What is asked —
Extract, exactly, the lines from the line containing "Emit a LaTeX" to the line containing "width=108pt, align=center, right=57.6pt", with both lines included and any pictures left out.
========
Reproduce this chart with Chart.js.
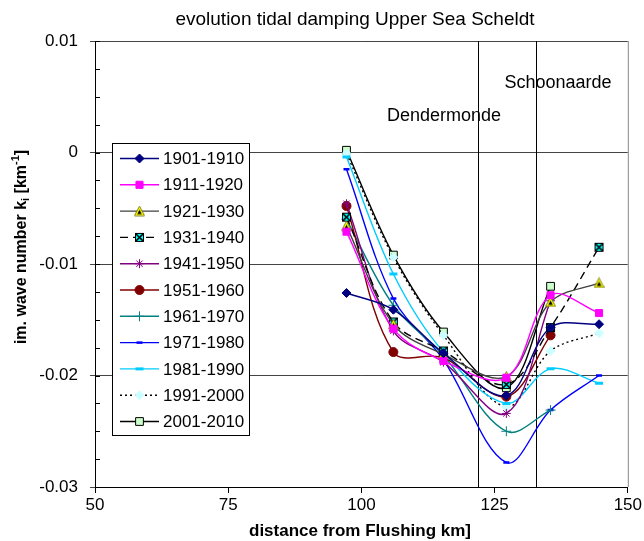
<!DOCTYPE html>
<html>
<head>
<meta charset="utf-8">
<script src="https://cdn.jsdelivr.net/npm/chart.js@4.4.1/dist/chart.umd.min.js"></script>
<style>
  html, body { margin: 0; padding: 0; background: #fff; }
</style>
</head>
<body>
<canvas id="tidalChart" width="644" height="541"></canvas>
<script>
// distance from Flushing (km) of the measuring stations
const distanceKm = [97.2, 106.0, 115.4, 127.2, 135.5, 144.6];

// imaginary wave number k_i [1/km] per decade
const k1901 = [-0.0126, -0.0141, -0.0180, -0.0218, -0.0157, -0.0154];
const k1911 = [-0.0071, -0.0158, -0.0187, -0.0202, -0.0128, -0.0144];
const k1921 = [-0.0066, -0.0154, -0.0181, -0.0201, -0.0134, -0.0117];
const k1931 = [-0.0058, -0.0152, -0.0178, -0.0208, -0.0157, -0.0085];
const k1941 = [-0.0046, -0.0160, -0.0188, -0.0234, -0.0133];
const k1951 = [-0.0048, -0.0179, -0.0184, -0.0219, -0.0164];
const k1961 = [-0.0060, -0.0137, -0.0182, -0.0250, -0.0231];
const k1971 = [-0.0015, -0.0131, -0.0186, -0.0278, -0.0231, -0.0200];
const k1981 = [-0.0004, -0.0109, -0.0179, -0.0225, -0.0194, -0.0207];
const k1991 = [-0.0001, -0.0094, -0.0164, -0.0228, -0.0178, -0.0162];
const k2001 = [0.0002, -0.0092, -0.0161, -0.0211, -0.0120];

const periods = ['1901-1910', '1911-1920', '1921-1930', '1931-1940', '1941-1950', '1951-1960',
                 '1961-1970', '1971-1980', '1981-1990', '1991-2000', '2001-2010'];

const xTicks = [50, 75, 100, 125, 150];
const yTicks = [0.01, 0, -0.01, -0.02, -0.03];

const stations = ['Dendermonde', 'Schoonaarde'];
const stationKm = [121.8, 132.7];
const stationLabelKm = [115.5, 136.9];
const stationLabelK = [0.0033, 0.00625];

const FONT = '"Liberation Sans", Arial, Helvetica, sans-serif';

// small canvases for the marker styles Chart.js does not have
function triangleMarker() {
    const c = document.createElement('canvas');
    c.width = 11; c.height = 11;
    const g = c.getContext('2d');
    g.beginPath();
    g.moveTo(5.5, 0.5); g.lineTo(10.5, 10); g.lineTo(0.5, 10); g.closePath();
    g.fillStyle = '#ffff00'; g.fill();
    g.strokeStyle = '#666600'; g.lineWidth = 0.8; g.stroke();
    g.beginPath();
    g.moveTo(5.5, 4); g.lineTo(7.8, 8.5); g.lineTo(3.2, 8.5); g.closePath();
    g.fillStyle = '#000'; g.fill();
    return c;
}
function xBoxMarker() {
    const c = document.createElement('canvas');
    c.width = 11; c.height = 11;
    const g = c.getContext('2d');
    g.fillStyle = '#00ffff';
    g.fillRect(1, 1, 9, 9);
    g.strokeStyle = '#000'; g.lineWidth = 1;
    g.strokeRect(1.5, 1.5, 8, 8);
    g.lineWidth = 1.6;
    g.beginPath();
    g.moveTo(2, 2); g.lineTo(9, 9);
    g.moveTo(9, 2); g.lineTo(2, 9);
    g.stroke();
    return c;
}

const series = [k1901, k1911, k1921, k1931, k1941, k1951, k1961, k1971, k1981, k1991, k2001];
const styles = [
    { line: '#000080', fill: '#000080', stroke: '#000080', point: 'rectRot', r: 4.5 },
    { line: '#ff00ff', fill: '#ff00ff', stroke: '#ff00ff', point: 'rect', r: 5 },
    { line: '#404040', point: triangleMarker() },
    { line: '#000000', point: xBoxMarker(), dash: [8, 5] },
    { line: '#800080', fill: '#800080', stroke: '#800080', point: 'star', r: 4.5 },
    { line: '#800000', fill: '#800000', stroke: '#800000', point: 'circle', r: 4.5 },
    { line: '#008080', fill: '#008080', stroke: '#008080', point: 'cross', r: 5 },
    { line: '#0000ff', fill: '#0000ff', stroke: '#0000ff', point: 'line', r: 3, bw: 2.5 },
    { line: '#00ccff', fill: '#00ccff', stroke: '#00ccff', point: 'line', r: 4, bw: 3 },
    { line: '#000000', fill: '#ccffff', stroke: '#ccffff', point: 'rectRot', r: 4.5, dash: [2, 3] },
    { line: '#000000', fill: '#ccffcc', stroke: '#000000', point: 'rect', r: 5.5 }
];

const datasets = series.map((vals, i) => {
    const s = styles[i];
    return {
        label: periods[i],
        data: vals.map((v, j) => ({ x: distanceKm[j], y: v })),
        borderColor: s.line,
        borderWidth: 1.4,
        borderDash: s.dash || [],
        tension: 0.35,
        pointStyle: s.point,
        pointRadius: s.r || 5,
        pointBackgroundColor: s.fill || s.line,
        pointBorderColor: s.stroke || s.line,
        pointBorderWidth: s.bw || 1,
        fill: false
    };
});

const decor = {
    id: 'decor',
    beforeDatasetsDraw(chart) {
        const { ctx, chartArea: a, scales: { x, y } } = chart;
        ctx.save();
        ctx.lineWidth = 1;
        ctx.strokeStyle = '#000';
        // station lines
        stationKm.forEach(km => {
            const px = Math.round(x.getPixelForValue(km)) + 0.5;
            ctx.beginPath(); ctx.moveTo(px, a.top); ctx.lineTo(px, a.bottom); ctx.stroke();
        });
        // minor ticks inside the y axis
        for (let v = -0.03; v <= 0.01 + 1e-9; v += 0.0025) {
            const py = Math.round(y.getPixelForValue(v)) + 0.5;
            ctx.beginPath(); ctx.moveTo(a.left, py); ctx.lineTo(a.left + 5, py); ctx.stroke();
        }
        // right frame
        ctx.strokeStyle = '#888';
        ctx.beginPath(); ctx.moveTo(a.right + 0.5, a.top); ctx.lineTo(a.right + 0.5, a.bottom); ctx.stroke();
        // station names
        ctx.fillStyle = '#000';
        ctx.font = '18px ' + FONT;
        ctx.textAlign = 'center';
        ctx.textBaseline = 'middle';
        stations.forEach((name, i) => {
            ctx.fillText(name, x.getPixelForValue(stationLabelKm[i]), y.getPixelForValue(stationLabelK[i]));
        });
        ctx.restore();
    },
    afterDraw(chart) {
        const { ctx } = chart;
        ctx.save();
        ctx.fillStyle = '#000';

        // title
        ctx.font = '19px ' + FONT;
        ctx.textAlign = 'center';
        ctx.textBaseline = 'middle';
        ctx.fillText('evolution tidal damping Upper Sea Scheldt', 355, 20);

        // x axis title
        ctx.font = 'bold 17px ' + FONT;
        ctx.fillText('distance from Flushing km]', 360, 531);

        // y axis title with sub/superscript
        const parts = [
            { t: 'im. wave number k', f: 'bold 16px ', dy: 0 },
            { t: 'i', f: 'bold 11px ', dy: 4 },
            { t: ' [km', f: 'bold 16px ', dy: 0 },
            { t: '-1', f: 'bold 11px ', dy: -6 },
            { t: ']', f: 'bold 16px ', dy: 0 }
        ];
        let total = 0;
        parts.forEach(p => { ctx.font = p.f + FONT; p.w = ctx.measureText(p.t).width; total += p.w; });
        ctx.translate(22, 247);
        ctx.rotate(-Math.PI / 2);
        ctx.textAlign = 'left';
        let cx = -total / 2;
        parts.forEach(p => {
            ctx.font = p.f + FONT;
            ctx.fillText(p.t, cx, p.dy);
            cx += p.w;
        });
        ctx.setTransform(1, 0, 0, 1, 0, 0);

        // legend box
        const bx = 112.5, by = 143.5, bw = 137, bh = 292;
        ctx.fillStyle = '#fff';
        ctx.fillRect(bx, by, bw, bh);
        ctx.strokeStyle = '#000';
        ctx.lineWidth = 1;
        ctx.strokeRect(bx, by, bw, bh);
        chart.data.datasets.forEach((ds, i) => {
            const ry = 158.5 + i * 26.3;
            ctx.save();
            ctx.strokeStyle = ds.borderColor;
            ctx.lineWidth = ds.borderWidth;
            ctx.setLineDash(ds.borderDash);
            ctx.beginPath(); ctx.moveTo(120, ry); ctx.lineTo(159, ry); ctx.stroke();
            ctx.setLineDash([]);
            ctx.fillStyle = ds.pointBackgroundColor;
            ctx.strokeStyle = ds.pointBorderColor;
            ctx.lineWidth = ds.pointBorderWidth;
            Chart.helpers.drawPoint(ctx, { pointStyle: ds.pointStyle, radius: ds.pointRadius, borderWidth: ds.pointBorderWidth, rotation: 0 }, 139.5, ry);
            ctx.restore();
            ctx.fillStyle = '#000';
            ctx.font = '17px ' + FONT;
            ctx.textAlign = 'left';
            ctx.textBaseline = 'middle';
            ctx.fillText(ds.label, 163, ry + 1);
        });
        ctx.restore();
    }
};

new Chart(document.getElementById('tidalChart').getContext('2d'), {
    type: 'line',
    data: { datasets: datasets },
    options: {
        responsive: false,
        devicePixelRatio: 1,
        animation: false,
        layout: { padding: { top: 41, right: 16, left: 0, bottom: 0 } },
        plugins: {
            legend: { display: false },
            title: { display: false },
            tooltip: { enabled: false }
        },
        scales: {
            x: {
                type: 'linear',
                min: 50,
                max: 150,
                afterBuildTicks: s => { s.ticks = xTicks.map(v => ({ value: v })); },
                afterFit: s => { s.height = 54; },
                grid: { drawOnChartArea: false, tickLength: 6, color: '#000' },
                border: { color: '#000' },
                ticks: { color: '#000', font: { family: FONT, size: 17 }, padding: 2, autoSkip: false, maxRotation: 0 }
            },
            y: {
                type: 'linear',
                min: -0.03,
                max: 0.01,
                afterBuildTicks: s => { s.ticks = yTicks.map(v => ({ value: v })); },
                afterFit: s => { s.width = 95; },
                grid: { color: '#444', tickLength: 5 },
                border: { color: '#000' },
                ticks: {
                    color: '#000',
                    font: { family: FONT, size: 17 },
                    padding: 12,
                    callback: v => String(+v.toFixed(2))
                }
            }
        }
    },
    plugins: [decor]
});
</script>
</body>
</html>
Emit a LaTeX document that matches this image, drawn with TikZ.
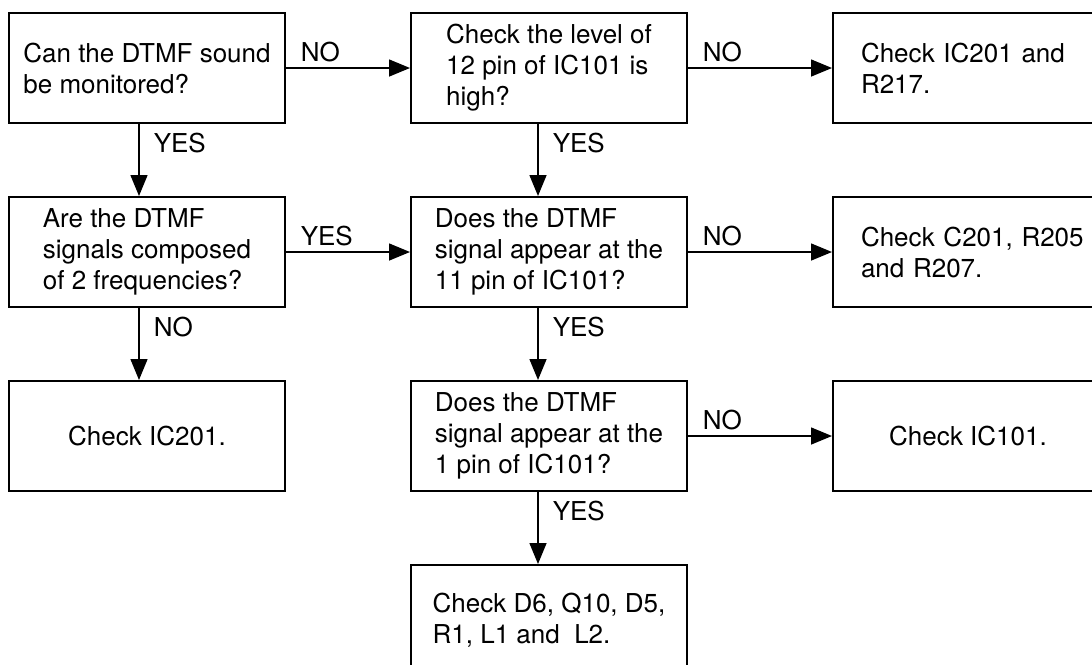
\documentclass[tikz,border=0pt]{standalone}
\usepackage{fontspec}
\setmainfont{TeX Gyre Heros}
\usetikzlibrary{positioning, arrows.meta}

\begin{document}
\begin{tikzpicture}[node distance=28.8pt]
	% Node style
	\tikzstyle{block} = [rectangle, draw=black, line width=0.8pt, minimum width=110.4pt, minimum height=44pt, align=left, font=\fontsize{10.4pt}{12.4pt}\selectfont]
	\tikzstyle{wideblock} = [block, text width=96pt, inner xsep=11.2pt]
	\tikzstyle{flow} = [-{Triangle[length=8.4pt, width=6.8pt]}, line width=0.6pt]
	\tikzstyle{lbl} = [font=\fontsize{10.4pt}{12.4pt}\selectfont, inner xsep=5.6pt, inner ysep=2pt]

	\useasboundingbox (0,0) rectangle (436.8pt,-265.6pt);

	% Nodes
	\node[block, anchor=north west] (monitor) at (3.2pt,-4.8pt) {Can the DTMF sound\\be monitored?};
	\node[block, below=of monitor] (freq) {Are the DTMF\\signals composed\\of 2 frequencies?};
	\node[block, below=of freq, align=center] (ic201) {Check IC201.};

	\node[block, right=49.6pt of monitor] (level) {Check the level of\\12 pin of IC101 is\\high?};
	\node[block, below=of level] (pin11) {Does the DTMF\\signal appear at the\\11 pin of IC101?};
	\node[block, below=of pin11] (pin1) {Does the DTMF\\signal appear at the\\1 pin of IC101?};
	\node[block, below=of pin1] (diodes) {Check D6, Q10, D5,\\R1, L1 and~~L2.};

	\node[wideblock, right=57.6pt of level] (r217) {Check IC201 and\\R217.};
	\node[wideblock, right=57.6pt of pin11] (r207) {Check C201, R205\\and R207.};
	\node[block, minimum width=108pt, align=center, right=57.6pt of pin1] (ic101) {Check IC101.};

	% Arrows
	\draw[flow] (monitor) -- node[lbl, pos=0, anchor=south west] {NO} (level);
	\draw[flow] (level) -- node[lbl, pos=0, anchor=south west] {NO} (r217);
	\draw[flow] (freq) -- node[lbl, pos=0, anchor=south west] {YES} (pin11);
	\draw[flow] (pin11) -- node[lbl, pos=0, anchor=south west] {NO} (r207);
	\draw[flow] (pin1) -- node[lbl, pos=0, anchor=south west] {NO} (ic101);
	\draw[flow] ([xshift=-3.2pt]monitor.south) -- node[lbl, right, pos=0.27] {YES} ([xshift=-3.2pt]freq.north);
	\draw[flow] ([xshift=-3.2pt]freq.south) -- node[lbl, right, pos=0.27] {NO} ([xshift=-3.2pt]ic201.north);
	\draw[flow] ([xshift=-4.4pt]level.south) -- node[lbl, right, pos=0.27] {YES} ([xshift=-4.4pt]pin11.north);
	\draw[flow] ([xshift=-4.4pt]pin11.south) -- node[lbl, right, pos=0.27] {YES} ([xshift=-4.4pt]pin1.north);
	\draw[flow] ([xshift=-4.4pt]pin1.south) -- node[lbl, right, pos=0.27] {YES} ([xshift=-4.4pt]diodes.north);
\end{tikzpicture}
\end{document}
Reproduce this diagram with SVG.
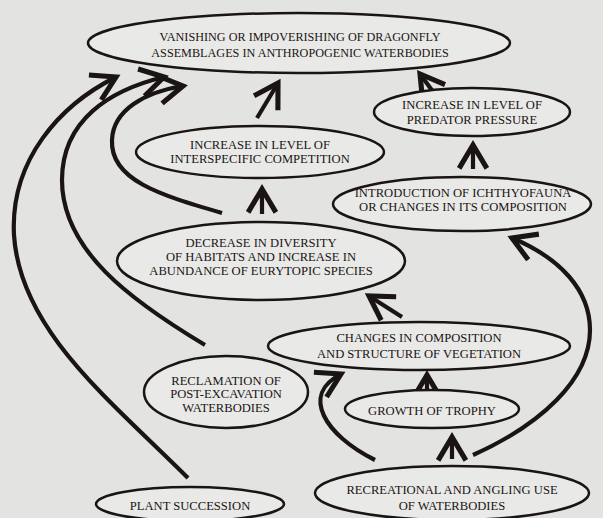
========
Reply —
Emit a LaTeX document that matches this image, drawn with TikZ.
\documentclass[tikz,border=0pt]{standalone}
\usepackage{fontspec}
\setmainfont{TeX Gyre Heros}
\usetikzlibrary{positioning, arrows.meta}

\begin{document}
\begin{tikzpicture}[node distance=28.8pt]
	% Node style
	\tikzstyle{block} = [rectangle, draw=black, line width=0.8pt, minimum width=110.4pt, minimum height=44pt, align=left, font=\fontsize{10.4pt}{12.4pt}\selectfont]
	\tikzstyle{wideblock} = [block, text width=96pt, inner xsep=11.2pt]
	\tikzstyle{flow} = [-{Triangle[length=8.4pt, width=6.8pt]}, line width=0.6pt]
	\tikzstyle{lbl} = [font=\fontsize{10.4pt}{12.4pt}\selectfont, inner xsep=5.6pt, inner ysep=2pt]

	\useasboundingbox (0,0) rectangle (436.8pt,-265.6pt);

	% Nodes
	\node[block, anchor=north west] (monitor) at (3.2pt,-4.8pt) {Can the DTMF sound\\be monitored?};
	\node[block, below=of monitor] (freq) {Are the DTMF\\signals composed\\of 2 frequencies?};
	\node[block, below=of freq, align=center] (ic201) {Check IC201.};

	\node[block, right=49.6pt of monitor] (level) {Check the level of\\12 pin of IC101 is\\high?};
	\node[block, below=of level] (pin11) {Does the DTMF\\signal appear at the\\11 pin of IC101?};
	\node[block, below=of pin11] (pin1) {Does the DTMF\\signal appear at the\\1 pin of IC101?};
	\node[block, below=of pin1] (diodes) {Check D6, Q10, D5,\\R1, L1 and~~L2.};

	\node[wideblock, right=57.6pt of level] (r217) {Check IC201 and\\R217.};
	\node[wideblock, right=57.6pt of pin11] (r207) {Check C201, R205\\and R207.};
	\node[block, minimum width=108pt, align=center, right=57.6pt of pin1] (ic101) {Check IC101.};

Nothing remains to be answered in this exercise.